The album’s opening track is called Retreat!, though it actually sounds more like “full steam ahead.” The trumpets blare, the tenor sax parades in the background and Jones cannon-balls right into her raw, never faltering croon. It’s worth mentioning that the singer was diagnosed with bile-duct cancer last summer, which delayed the Give The People What They Want release date, but I don’t think that’s what people will remember about this album. Although it’s difficult not to imagine a newfound strength in Jones’s voice—like she knows a misstep is a statistical impossibility—the LP still stands on its own as a pressing piece of music.
 

 
The Dap-Kings prove once again to be an almost mind-bogglingly crisp backing band, with tickingly taught percussion, sticky bass lines and sweat-inducing brass.
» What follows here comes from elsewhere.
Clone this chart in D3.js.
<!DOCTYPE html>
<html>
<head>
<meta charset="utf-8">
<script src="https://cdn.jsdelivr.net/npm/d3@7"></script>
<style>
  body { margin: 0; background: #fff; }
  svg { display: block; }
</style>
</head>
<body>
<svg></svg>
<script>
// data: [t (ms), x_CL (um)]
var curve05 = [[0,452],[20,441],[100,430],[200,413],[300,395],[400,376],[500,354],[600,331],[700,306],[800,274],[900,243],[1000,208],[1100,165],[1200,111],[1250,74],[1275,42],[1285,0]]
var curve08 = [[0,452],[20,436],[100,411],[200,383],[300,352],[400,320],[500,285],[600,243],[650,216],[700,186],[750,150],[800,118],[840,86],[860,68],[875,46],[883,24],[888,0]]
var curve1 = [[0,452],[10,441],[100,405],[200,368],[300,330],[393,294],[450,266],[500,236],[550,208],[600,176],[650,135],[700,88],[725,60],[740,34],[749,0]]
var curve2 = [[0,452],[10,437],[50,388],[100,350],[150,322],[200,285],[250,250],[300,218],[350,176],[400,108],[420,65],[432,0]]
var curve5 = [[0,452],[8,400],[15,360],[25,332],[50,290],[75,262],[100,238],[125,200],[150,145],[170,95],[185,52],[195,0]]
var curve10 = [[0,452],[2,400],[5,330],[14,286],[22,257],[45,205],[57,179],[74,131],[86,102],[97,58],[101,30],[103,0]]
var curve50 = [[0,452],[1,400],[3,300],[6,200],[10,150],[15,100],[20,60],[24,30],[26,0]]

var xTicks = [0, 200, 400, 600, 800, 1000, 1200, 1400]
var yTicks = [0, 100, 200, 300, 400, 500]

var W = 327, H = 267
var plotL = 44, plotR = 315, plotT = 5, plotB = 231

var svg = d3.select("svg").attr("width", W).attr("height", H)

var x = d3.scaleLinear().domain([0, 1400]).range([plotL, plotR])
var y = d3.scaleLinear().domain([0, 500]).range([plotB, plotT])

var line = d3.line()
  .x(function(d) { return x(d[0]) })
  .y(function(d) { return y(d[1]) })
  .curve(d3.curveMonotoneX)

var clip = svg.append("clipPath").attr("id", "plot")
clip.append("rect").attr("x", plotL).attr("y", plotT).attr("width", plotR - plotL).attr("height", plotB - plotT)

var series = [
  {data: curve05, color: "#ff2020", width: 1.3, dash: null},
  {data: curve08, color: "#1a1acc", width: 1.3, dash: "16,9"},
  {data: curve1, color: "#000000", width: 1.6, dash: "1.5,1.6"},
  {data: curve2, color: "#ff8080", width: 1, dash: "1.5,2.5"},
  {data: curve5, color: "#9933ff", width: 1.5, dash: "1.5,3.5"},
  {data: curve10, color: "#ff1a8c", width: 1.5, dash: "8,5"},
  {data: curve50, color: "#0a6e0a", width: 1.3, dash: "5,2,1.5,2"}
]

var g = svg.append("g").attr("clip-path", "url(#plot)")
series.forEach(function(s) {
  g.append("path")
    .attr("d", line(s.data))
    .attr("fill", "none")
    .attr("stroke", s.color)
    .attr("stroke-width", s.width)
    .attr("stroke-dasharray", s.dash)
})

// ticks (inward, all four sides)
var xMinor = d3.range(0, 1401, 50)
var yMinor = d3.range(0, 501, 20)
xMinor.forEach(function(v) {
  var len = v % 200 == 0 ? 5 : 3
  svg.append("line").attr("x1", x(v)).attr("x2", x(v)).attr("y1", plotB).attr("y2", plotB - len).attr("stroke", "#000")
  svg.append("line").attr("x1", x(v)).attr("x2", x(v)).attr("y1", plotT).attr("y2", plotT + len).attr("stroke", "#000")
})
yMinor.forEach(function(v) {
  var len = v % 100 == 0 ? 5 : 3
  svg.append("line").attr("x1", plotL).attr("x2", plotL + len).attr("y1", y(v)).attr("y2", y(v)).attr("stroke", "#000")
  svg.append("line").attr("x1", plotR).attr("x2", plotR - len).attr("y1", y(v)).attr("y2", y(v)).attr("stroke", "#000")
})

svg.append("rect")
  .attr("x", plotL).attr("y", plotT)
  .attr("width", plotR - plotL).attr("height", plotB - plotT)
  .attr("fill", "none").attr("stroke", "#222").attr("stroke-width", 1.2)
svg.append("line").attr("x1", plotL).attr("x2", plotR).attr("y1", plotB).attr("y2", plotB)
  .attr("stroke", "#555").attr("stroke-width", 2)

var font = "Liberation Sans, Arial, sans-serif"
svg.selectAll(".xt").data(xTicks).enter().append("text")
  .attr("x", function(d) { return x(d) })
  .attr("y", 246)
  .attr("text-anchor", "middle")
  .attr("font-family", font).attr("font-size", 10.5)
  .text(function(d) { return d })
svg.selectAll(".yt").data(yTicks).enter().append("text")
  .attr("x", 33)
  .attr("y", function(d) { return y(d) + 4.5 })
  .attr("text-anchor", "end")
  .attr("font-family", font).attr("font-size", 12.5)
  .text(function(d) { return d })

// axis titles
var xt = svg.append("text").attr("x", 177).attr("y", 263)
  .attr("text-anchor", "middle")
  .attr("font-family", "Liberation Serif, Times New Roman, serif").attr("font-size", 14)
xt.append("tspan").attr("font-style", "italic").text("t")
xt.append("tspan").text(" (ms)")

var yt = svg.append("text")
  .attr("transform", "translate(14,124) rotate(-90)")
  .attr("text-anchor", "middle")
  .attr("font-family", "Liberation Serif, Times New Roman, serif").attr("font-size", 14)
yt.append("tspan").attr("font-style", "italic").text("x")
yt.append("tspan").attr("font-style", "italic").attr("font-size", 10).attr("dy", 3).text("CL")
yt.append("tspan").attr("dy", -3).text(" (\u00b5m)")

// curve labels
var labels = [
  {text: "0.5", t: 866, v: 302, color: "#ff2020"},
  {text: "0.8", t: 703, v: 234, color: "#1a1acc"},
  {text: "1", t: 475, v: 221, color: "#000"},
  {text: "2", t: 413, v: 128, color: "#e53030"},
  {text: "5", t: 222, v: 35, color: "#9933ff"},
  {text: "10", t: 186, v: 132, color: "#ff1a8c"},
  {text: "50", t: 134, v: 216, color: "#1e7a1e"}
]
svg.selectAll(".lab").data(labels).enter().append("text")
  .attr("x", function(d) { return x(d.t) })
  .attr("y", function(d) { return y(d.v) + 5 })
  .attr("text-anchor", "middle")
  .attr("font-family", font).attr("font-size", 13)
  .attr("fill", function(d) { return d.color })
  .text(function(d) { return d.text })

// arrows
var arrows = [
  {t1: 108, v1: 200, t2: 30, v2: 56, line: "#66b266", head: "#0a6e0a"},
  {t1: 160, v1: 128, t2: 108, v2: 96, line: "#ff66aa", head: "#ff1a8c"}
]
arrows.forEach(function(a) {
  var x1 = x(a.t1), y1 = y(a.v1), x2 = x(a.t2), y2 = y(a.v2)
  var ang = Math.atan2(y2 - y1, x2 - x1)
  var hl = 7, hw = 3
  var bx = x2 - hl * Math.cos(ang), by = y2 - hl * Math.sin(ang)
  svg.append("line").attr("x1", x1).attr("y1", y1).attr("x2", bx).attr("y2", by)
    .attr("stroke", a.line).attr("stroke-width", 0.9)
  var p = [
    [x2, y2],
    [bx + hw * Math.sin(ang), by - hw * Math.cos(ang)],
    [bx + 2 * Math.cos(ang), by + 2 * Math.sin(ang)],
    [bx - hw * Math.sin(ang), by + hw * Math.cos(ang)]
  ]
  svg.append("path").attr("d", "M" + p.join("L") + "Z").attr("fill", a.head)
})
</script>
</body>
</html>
But it’s Jones, of course, who holds together every song with her now-classic vox. Album stand-out Now I See showcases a slightly angrier, proudly determined side of Jones. Her vocals move, almost visibly, from subdued NPR host to a down-but-never-out lounge singer. Stranger To My Happiness is equally bold, charging and pulsing with each bass lick and trumpet blare.
 
Making Up And Breaking Up is a lightly shimmering track with cascading vocal harmonies; We Get Along brings Jones’s effortless tenor to the forefront of a mangled soul symphony. And although the people may get what they want, on People Don’t Get What They Deserve, Jones laments the empty promise that hard work always brings reward. But for Jones and the Dap-Kings, this album is proof that sometimes, just sometimes, that’s true too.